WHAT TO DO
Output the material exactly, but drop every image it holds.
:::
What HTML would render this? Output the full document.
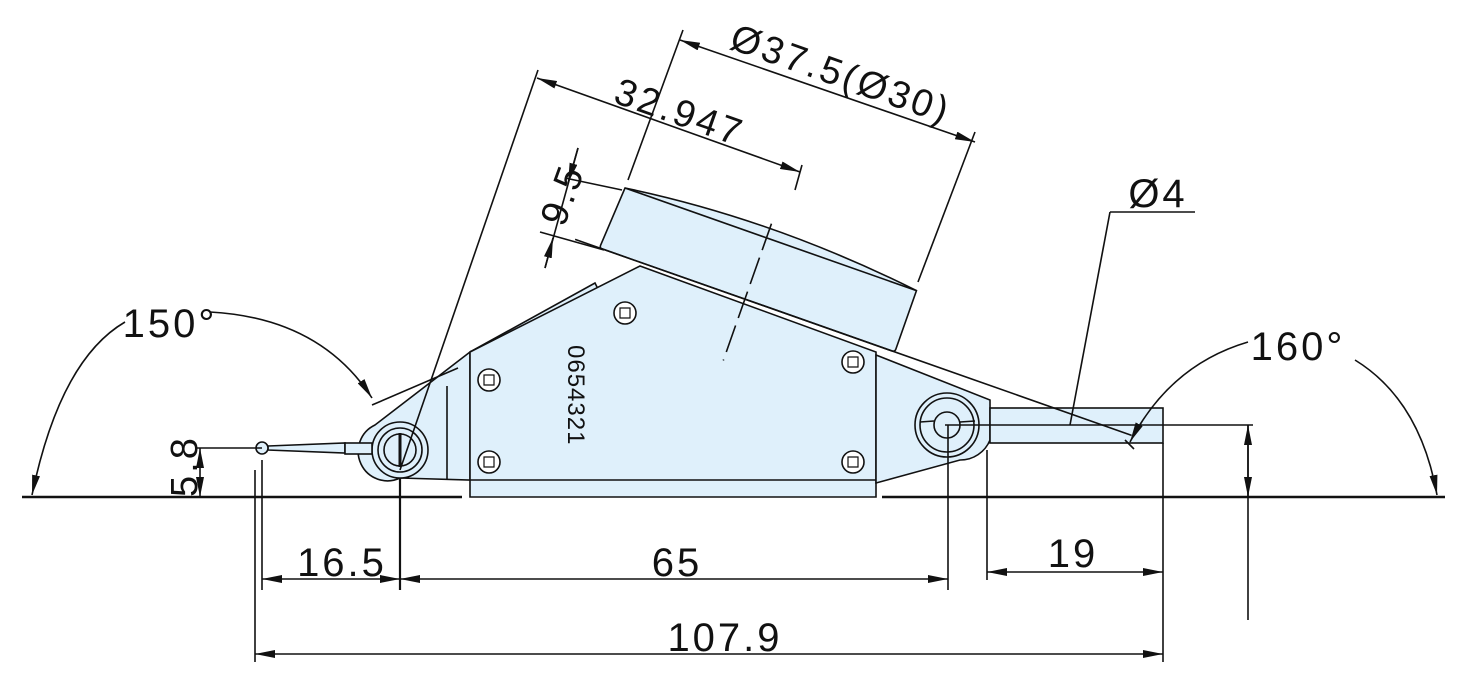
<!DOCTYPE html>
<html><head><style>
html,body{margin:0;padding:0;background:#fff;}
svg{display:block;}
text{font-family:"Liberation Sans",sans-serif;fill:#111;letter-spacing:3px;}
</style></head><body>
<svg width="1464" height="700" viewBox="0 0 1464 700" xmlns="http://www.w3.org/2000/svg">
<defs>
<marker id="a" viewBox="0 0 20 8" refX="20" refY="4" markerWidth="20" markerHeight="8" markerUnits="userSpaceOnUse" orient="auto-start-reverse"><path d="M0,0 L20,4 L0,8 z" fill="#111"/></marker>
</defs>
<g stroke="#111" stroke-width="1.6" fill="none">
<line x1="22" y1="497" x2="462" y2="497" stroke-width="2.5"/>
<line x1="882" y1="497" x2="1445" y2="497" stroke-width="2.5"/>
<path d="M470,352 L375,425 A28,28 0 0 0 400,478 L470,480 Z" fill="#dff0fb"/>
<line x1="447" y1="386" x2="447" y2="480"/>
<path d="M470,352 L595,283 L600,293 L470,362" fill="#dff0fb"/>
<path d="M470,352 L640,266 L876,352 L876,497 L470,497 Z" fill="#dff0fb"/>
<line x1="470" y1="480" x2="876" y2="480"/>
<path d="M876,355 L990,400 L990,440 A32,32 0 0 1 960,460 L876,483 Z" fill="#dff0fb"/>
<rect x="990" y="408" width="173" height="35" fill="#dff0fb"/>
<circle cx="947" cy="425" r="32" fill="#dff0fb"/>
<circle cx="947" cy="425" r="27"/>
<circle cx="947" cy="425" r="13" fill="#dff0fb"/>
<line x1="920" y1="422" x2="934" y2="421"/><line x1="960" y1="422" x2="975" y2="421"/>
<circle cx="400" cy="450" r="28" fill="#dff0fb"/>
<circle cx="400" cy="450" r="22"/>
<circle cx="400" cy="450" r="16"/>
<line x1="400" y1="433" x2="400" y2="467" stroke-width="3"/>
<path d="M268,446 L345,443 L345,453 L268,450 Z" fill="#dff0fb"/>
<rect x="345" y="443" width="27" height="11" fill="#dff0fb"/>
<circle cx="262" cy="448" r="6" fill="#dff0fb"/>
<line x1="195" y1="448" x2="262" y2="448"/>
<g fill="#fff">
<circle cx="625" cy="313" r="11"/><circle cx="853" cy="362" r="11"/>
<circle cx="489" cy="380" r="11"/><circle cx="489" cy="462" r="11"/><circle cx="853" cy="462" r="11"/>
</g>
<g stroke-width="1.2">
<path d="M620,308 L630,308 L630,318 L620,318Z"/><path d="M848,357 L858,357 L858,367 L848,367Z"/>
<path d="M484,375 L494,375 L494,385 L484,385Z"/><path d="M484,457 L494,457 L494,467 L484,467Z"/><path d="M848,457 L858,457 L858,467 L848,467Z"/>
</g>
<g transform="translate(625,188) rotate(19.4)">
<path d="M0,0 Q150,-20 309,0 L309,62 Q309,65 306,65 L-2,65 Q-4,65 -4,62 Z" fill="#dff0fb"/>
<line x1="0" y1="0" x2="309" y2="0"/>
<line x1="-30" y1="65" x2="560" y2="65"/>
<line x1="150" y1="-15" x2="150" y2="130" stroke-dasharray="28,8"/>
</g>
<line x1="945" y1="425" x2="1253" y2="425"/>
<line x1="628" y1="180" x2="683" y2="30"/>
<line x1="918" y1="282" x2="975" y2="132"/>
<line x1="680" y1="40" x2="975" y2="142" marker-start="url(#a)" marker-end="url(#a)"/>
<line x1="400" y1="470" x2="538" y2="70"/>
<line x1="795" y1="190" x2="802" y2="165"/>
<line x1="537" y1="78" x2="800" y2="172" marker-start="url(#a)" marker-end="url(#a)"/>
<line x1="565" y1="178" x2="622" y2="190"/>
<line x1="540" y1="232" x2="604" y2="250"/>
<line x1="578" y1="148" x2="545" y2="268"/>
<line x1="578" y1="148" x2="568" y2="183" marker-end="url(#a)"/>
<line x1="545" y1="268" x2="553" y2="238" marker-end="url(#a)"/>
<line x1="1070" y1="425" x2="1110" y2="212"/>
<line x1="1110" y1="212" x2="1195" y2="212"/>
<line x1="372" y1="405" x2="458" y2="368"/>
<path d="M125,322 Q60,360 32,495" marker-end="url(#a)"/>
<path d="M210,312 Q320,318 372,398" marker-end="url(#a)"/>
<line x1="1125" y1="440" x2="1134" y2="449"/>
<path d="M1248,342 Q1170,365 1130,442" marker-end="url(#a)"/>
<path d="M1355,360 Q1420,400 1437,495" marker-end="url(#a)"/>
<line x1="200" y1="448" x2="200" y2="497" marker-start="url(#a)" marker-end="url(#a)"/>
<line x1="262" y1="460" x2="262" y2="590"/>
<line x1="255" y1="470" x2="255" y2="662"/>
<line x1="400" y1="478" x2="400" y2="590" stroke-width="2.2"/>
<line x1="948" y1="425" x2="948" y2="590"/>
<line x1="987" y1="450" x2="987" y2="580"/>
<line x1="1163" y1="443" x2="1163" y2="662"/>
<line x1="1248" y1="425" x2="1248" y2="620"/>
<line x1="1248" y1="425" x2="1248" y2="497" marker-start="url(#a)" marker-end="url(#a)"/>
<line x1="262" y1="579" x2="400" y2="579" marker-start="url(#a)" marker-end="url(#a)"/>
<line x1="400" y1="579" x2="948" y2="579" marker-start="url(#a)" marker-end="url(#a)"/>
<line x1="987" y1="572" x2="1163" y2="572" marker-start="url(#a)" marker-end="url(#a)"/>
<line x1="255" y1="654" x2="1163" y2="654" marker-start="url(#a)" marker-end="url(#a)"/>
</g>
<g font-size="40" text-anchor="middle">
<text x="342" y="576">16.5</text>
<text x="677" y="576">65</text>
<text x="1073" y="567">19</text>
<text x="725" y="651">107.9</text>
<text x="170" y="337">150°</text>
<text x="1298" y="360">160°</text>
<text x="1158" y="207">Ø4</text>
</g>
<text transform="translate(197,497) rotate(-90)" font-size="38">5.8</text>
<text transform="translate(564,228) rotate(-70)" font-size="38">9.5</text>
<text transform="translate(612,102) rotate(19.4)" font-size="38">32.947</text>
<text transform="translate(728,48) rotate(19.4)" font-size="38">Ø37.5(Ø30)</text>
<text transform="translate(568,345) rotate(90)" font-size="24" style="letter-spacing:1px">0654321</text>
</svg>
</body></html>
:::
CORRECT RESPONSE
What HTML would render this? Output the full document.
<!DOCTYPE html>
<html><head><style>
html,body{margin:0;padding:0;background:#fff;}
svg{display:block;}
text{font-family:"Liberation Sans",sans-serif;fill:#111;letter-spacing:3px;}
</style></head><body>
<svg width="1464" height="700" viewBox="0 0 1464 700" xmlns="http://www.w3.org/2000/svg">
<defs>
<marker id="a" viewBox="0 0 20 8" refX="20" refY="4" markerWidth="20" markerHeight="8" markerUnits="userSpaceOnUse" orient="auto-start-reverse"><path d="M0,0 L20,4 L0,8 z" fill="#111"/></marker>
</defs>
<g stroke="#111" stroke-width="1.6" fill="none">
<line x1="22" y1="497" x2="462" y2="497" stroke-width="2.5"/>
<line x1="882" y1="497" x2="1445" y2="497" stroke-width="2.5"/>
<path d="M470,352 L375,425 A28,28 0 0 0 400,478 L470,480 Z" fill="#dff0fb"/>
<line x1="447" y1="386" x2="447" y2="480"/>
<path d="M470,352 L595,283 L600,293 L470,362" fill="#dff0fb"/>
<path d="M470,352 L640,266 L876,352 L876,497 L470,497 Z" fill="#dff0fb"/>
<line x1="470" y1="480" x2="876" y2="480"/>
<path d="M876,355 L990,400 L990,440 A32,32 0 0 1 960,460 L876,483 Z" fill="#dff0fb"/>
<rect x="990" y="408" width="173" height="35" fill="#dff0fb"/>
<circle cx="947" cy="425" r="32" fill="#dff0fb"/>
<circle cx="947" cy="425" r="27"/>
<circle cx="947" cy="425" r="13" fill="#dff0fb"/>
<line x1="920" y1="422" x2="934" y2="421"/><line x1="960" y1="422" x2="975" y2="421"/>
<circle cx="400" cy="450" r="28" fill="#dff0fb"/>
<circle cx="400" cy="450" r="22"/>
<circle cx="400" cy="450" r="16"/>
<line x1="400" y1="433" x2="400" y2="467" stroke-width="3"/>
<path d="M268,446 L345,443 L345,453 L268,450 Z" fill="#dff0fb"/>
<rect x="345" y="443" width="27" height="11" fill="#dff0fb"/>
<circle cx="262" cy="448" r="6" fill="#dff0fb"/>
<line x1="195" y1="448" x2="262" y2="448"/>
<g fill="#fff">
<circle cx="625" cy="313" r="11"/><circle cx="853" cy="362" r="11"/>
<circle cx="489" cy="380" r="11"/><circle cx="489" cy="462" r="11"/><circle cx="853" cy="462" r="11"/>
</g>
<g stroke-width="1.2">
<path d="M620,308 L630,308 L630,318 L620,318Z"/><path d="M848,357 L858,357 L858,367 L848,367Z"/>
<path d="M484,375 L494,375 L494,385 L484,385Z"/><path d="M484,457 L494,457 L494,467 L484,467Z"/><path d="M848,457 L858,457 L858,467 L848,467Z"/>
</g>
<g transform="translate(625,188) rotate(19.4)">
<path d="M0,0 Q150,-20 309,0 L309,62 Q309,65 306,65 L-2,65 Q-4,65 -4,62 Z" fill="#dff0fb"/>
<line x1="0" y1="0" x2="309" y2="0"/>
<line x1="-30" y1="65" x2="560" y2="65"/>
<line x1="150" y1="-15" x2="150" y2="130" stroke-dasharray="28,8"/>
</g>
<line x1="945" y1="425" x2="1253" y2="425"/>
<line x1="628" y1="180" x2="683" y2="30"/>
<line x1="918" y1="282" x2="975" y2="132"/>
<line x1="680" y1="40" x2="975" y2="142" marker-start="url(#a)" marker-end="url(#a)"/>
<line x1="400" y1="470" x2="538" y2="70"/>
<line x1="795" y1="190" x2="802" y2="165"/>
<line x1="537" y1="78" x2="800" y2="172" marker-start="url(#a)" marker-end="url(#a)"/>
<line x1="565" y1="178" x2="622" y2="190"/>
<line x1="540" y1="232" x2="604" y2="250"/>
<line x1="578" y1="148" x2="545" y2="268"/>
<line x1="578" y1="148" x2="568" y2="183" marker-end="url(#a)"/>
<line x1="545" y1="268" x2="553" y2="238" marker-end="url(#a)"/>
<line x1="1070" y1="425" x2="1110" y2="212"/>
<line x1="1110" y1="212" x2="1195" y2="212"/>
<line x1="372" y1="405" x2="458" y2="368"/>
<path d="M125,322 Q60,360 32,495" marker-end="url(#a)"/>
<path d="M210,312 Q320,318 372,398" marker-end="url(#a)"/>
<line x1="1125" y1="440" x2="1134" y2="449"/>
<path d="M1248,342 Q1170,365 1130,442" marker-end="url(#a)"/>
<path d="M1355,360 Q1420,400 1437,495" marker-end="url(#a)"/>
<line x1="200" y1="448" x2="200" y2="497" marker-start="url(#a)" marker-end="url(#a)"/>
<line x1="262" y1="460" x2="262" y2="590"/>
<line x1="255" y1="470" x2="255" y2="662"/>
<line x1="400" y1="478" x2="400" y2="590" stroke-width="2.2"/>
<line x1="948" y1="425" x2="948" y2="590"/>
<line x1="987" y1="450" x2="987" y2="580"/>
<line x1="1163" y1="443" x2="1163" y2="662"/>
<line x1="1248" y1="425" x2="1248" y2="620"/>
<line x1="1248" y1="425" x2="1248" y2="497" marker-start="url(#a)" marker-end="url(#a)"/>
<line x1="262" y1="579" x2="400" y2="579" marker-start="url(#a)" marker-end="url(#a)"/>
<line x1="400" y1="579" x2="948" y2="579" marker-start="url(#a)" marker-end="url(#a)"/>
<line x1="987" y1="572" x2="1163" y2="572" marker-start="url(#a)" marker-end="url(#a)"/>
<line x1="255" y1="654" x2="1163" y2="654" marker-start="url(#a)" marker-end="url(#a)"/>
</g>
<g font-size="40" text-anchor="middle">
<text x="342" y="576">16.5</text>
<text x="677" y="576">65</text>
<text x="1073" y="567">19</text>
<text x="725" y="651">107.9</text>
<text x="170" y="337">150°</text>
<text x="1298" y="360">160°</text>
<text x="1158" y="207">Ø4</text>
</g>
<text transform="translate(197,497) rotate(-90)" font-size="38">5.8</text>
<text transform="translate(564,228) rotate(-70)" font-size="38">9.5</text>
<text transform="translate(612,102) rotate(19.4)" font-size="38">32.947</text>
<text transform="translate(728,48) rotate(19.4)" font-size="38">Ø37.5(Ø30)</text>
<text transform="translate(568,345) rotate(90)" font-size="24" style="letter-spacing:1px">0654321</text>
</svg>
</body></html>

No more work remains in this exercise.